Comparative cost-effectiveness of mailed fecal immunochemical testing (FIT)-based interventions for increasing colorectal cancer screening in the medicaid population

Colorectal Cancer

Cancer. 2020 Jul 20. doi: 10.1002/cncr.32992. Online ahead of print.


BACKGROUND: Mailed reminders to promote colorectal cancer (CRC) screening by fecal immunochemical testing (FIT) have been shown to be effective in the Medicaid population, in which screening is underused. However, little is known regarding the cost-effectiveness of these interventions, with or without an included FIT kit.

METHODS: The authors conducted a cost-effectiveness analysis of a randomized controlled trial that compared the effectiveness of a reminder + FIT intervention versus a reminder-only intervention in increasing FIT screening. The analysis compared the costs per person screened for CRC screening associated with the reminder + FIT versus the reminder-only alternative using a 1-year time horizon. Input data for a cohort of 35,000 unscreened North Carolina Medicaid enrollees ages 52 to 64 years were derived from the trial and microcosting. Inputs and outputs were estimated from 2 perspectives-the Medicaid/state perspective and the health clinic/facility perspective-using probabilistic sensitivity analysis to evaluate uncertainty.

RESULTS: The anticipated number of CRC screenings, including both FIT and screening colonoscopies, was higher for the reminder + FIT alternative (n = 8131; 23.2%) than for the reminder-only alternative (n = 5533; 15.8%). From the Medicaid/state perspective, the reminder + FIT alternative dominated the reminder-only alternative, with lower costs and higher screening rates. From the health clinic/facility perspective, the reminder + FIT versus the reminder-only alternative resulted in an incremental cost-effectiveness ratio of $116 per person screened.

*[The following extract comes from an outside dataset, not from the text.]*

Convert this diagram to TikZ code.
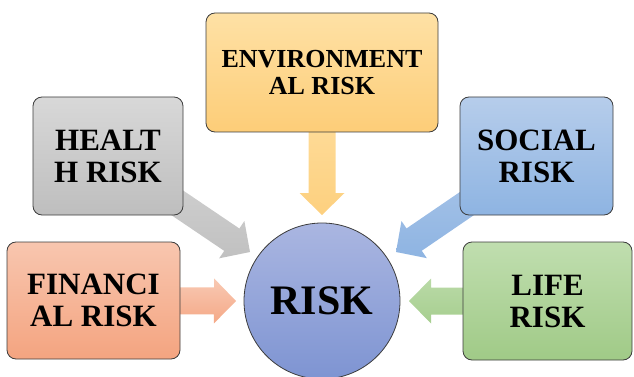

CONCLUSIONS: The reminder + FIT alternative was cost saving per additional Medicaid enrollee screened compared with the reminder-only alternative from the Medicaid/state perspective and likely cost-effective from the health clinic/facility perspective. The results also demonstrate that health departments and state Medicaid programs can efficiently mail FIT kits to large numbers of Medicaid enrollees to increase CRC screening completion.